Based upon extensive density functional theory and wave function theory investigations, we predict the existence of the perfectly planar concentric π-aromatic D_3h B₁₈H₃⁻(6), D_2h B₁₈H₄(8), C_2v B₁₈H₅⁺(10), and D_6h B₁₈H₆²⁺(12) which are the smallest boron hydride clusters composed of a hybrid of the triangular and hexagonal motifs with a hexagonal hole at the center. These partially hydrogenated B₁₈ clusters, tentatively referred to as borannulenes in this work, prove to possess [10]annulene character with 10 delocalized π-electrons. Detailed adaptive natural density partitioning (AdNDP) analyses unravel the bonding patterns of the π plus σ doubly aromatic D_3h B₁₈H₃⁻(6) and C_2v B₁₈H₅⁺(10) and the π aromatic and σ antiaromatic D_2h B₁₈H₄(8) and D_6h B₁₈H₆²⁺(12). Borannulenes prove to possess negative nucleus-independent chemical shifts (NICS_zz) comparable with that of [10]annulene and huge negative anisotropies of the magnetic susceptibility (AMS) much bigger than the latter.

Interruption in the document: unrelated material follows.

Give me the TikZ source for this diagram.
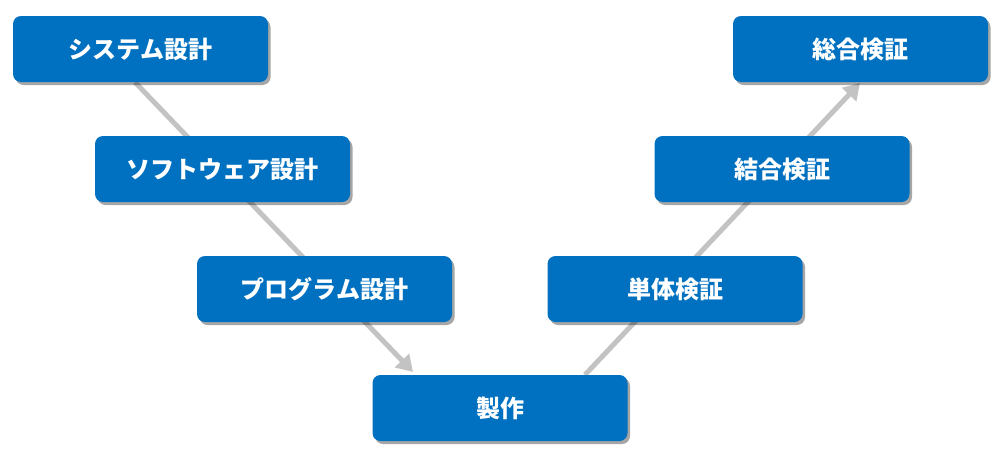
\documentclass[tikz,border=0pt]{standalone}
\usepackage{fontspec}
\newfontfamily\jp{Noto Sans CJK JP}
\usetikzlibrary{arrows.meta,shadows,backgrounds}
\definecolor{boxblue}{HTML}{0070C0}
\definecolor{linkgray}{HTML}{C3C3C3}
\begin{document}
\begin{tikzpicture}[x=1pt, y=-1pt,
        phase/.style={fill=boxblue, rounded corners=8pt, minimum width=255pt, minimum height=66pt,
            text=white, font=\jp\bfseries\fontsize{24}{24}\selectfont,
            drop shadow={shadow xshift=2.5pt, shadow yshift=-3pt, opacity=0.35, fill=black}},
        link/.style={draw=linkgray, line width=5pt, -{Triangle[length=16pt, width=19pt]}}]
        \useasboundingbox (0, 0) rectangle (1001, 458);
        \node[phase] (sys) at (140.5, 49) {システム設計};
        \node[phase] (soft) at (222.5, 169) {ソフトウェア設計};
        \node[phase] (prog) at (324.5, 289) {プログラム設計};
        \node[phase] (make) at (500, 408) {製作};
        \node[phase] (unit) at (675, 289) {単体検証};
        \node[phase] (integ) at (782, 169) {結合検証};
        \node[phase] (total) at (860.5, 49) {総合検証};
        % tips of the two arrows
        \coordinate (lend) at (413, 372);
        \coordinate (rend) at (860, 83);
        % lines go under the boxes
        \begin{scope}[on background layer]
            \draw[link] ([xshift=-5.5pt]sys.south) -- (lend);
            \draw[link] ([xshift=85pt]make.north) -- (rend);
        \end{scope}
    \end{tikzpicture}
\end{document}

The slightly non-planar C_s B₁₈H₃⁻(15) (which is essentially the same as D_3hB₁₈H₃⁻) with a high first vertical detachment energy of 3.71 eV and the perfectly planar D_2hB₁₈H₄ neutral with a huge first excitation energy of 1.89 eV are predicted to be the most possible borannulenes to be targeted in future experiments.